Armati gli uni contro gli altri. Distanti, non solo sul campo di battaglia, ma anche sulle ipotesi diplomatiche. Tra israeliani e palestinesi c’è troppa diffidenza per dare respinto a qualunque ipotesi di apertura. Dietro ogni parola c’è il sospetto dell’inganno, così come durante ogni tregua c’era sempre già un missile pronto a partire. L’ultimo capitolo di questa infinita serie di proposte è stato scritto da Netanyahu, disposto a tornare al tavolo negoziale e a discutere con i palestinesi dei confini delle colonie ebraiche in Cisgiordania. Una mossa – rivelata da una fonte ufficiale ad Haaretz – che Benyamin Netanyahu ha fatto al capo della diplomazia europea Federica Mogherini durante la visita di lady Pesc nella regione. Un’apertura – così è giudicata dai media israeliani – che però è stata bocciata dai palestinesi: l’Olp, a stretto giro di posta, ha fatto sapere di non essere d’accordo con una simile impostazione.
Netanyahu – secondo la fonte citata dal giornale – ha calato la sua idea durante una riunione ristretta con la Mogherini: accanto a lui sedevano il consigliere della sicurezza nazionale Yossi Cohen e l’inviato del primo ministro per il processo di pace Isaac Molho. La proposta nasce dalla convinzione israeliana che in qualunque accordo di pace, quelle colonie – almeno la parte più consistente – dovrà restare entro i confini dello stato ebraico, grazie anche a ipotetici scambi di territorio con i palestinesi. E se i negoziati andassero in porto, Israele – ha spiegato Netanyahu – saprebbe di poter continuare a costruire in quelle stesse colonie.
Questo – ha fatto notare Haaretz – vuol dire anche che verrebbero congelate le costruzioni al di fuori dei blocchi delle principali colonie. Secondo la fonte, l’obiettivo principale del premier nella riunione ristretta è stato mostrare ”prontezza e anche premura per un ripresa dei colloqui, vista la profonda sfiducia dell’Europa nei suoi confronti in merito al dossier palestinese”.

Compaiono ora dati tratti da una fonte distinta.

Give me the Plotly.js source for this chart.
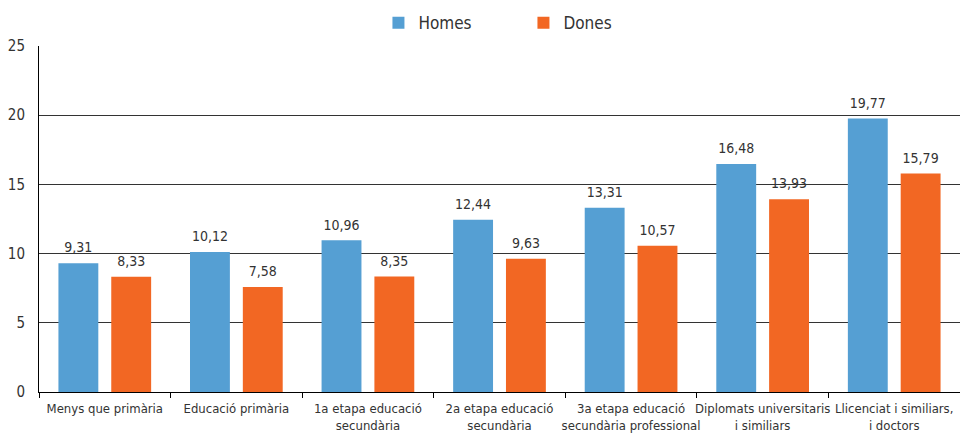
<!DOCTYPE html>
<html>
<head>
<meta charset="utf-8">
<script src="https://cdn.plot.ly/plotly-3.0.1.min.js"></script>
<style>html,body{margin:0;padding:0;background:#fff;}#chart{width:960px;height:435px;}</style>
</head>
<body>
<div id="chart"></div>
<script>
const categories = [
  "Menys que primària",
  "Educació primària",
  "1a etapa educació<br>secundària",
  "2a etapa educació<br>secundària",
  "3a etapa educació<br>secundària professional",
  "Diplomats universitaris<br>i similiars",
  "Llicenciat i similiars,<br>i doctors"
];
const homes = [9.31, 10.12, 10.96, 12.44, 13.31, 16.48, 19.77];
const dones = [8.33, 7.58, 8.35, 9.63, 10.57, 13.93, 15.79];
const seriesNames = ["Homes", "Dones"];
const yTicks = [0, 5, 10, 15, 20, 25];

const FONT = "'DejaVu Sans Condensed', 'DejaVu Sans', sans-serif";
const mk = (size) => ({family: FONT, size: size, color: '#333', stretch: 'condensed'});
const colors = ['#559fd3', '#f26723'];
const values = [homes, dones];

const traces = [];
values.forEach((vals, i) => {
  traces.push({type: 'bar', name: seriesNames[i], x: categories, y: vals,
    marker: {color: colors[i]}, hoverinfo: 'none'});
});
values.forEach((vals, i) => {
  traces.push({type: 'scatter', mode: 'markers+text', showlegend: false,
    x: categories, y: vals, text: vals.map(v => v.toFixed(2).replace('.', ',')),
    textposition: 'top center', textfont: mk(14),
    marker: {size: 10, opacity: 0, color: colors[i]},
    cliponaxis: false, hoverinfo: 'none'});
});

const layout = {
  width: 960, height: 435,
  margin: {l: 39, r: 0, t: 46, b: 43},
  paper_bgcolor: '#fff', plot_bgcolor: '#fff',
  separators: ',.',
  font: mk(14),
  barmode: 'group', bargap: 0.197, bargroupgap: 0.245,
  scattermode: 'group', scattergap: 0.197,
  showlegend: true,
  legend: {orientation: 'h', x: 0.526, xref: 'paper', xanchor: 'center', y: 1.014, yanchor: 'bottom',
           font: mk(17), entrywidth: 100, itemwidth: 30,
           traceorder: 'normal'},
  xaxis: {
    tickvals: categories, ticktext: categories, tickangle: 0,
    showline: true, linecolor: '#000', linewidth: 1,
    ticks: 'outside', tickson: 'boundaries', ticklen: 5, tickcolor: '#000',
    tickfont: mk(13), ticklabelstandoff: 4,
    showgrid: false, zeroline: false, fixedrange: true
  },
  yaxis: {
    range: [0, 25], tickvals: yTicks, ticktext: yTicks.map(String),
    showline: true, linecolor: '#000', linewidth: 1,
    showgrid: true, gridcolor: '#333', gridwidth: 1,
    ticks: 'outside', ticklen: 10, tickcolor: 'rgba(0,0,0,0)',
    tickfont: mk(15),
    zeroline: false, fixedrange: true
  }
};

Plotly.newPlot('chart', traces, layout, {displayModeBar: false, staticPlot: true});
</script>
</body>
</html>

Del resto Israele si trova a fronteggiare il possibile varo a breve da parte della Ue dell’etichettatura dei prodotti provenienti dalle colonie, oltre alla volontà della Francia di presentare all’Onu una risoluzione che metta fine al conflitto palestinese e, non ultima, la determinazione dell’amministrazione americana di Barack Obama nel perseguire la soluzione a due Stati. E non è un caso che Netanyahu abbia terminato la riunione con Mogherini affermando pubblicamente, in una sorta di dichiarazione di principi, di essere sempre impegnato nell’obiettivo di ”due stati per due popoli” e di volere una Palestina smilitarizzata accanto a Israele. Un cambio di linea ad esempio rispetto alle dichiarazioni pre-voto quando Netanyahu sostenne che, con lui premier, lo stato palestinese non ci sarebbe mai stato.
Fatto sta che la proposta del primo ministro – accolta con prudenza secondo la stessa fonte da Mogherini che ha parlato della necessità di ”atti concreti sul campo” – è stata ribadita dal neo ministro della sicurezza Gilad Erdan. ”Nessuno dovrebbe essere sorpreso, questa – ha detto – è sempre stata la posizione del premier. Tutti nel Likud sanno – ha spiegato – che se mai ci sarà un partner per la pace, ci saranno concessioni territoriali”. Erdan ha però messo in dubbio che Mogherini possa convincere il leader palestinese Abu Mazen a tornare al tavolo delle trattative. L’idea del premier e’ stata accolta con favore anche da Shas (al governo) che si è detto a favore della ripresa del processo di pace.
Nettamente contraria la risposta da Ramallah del negoziatore capo palestinese Saeb Erekat: se Netanyahu vuole negoziati “significativi deve mettere fine dell’occupazione iniziata nel 1967; riconoscere uno Stato palestinese basato sui confini del 1967; e onorare gli obblighi di Israele, tra cui lo stop alla costruzione degli insediamenti e la liberazione dei prigionieri palestinesi”. Le parti sono lontane; e nella serata di ieri, tanto per non essere fraintesi, cinque razzi sono stati lanciati dalla Striscia di Gaza colpendo il sud di Israele.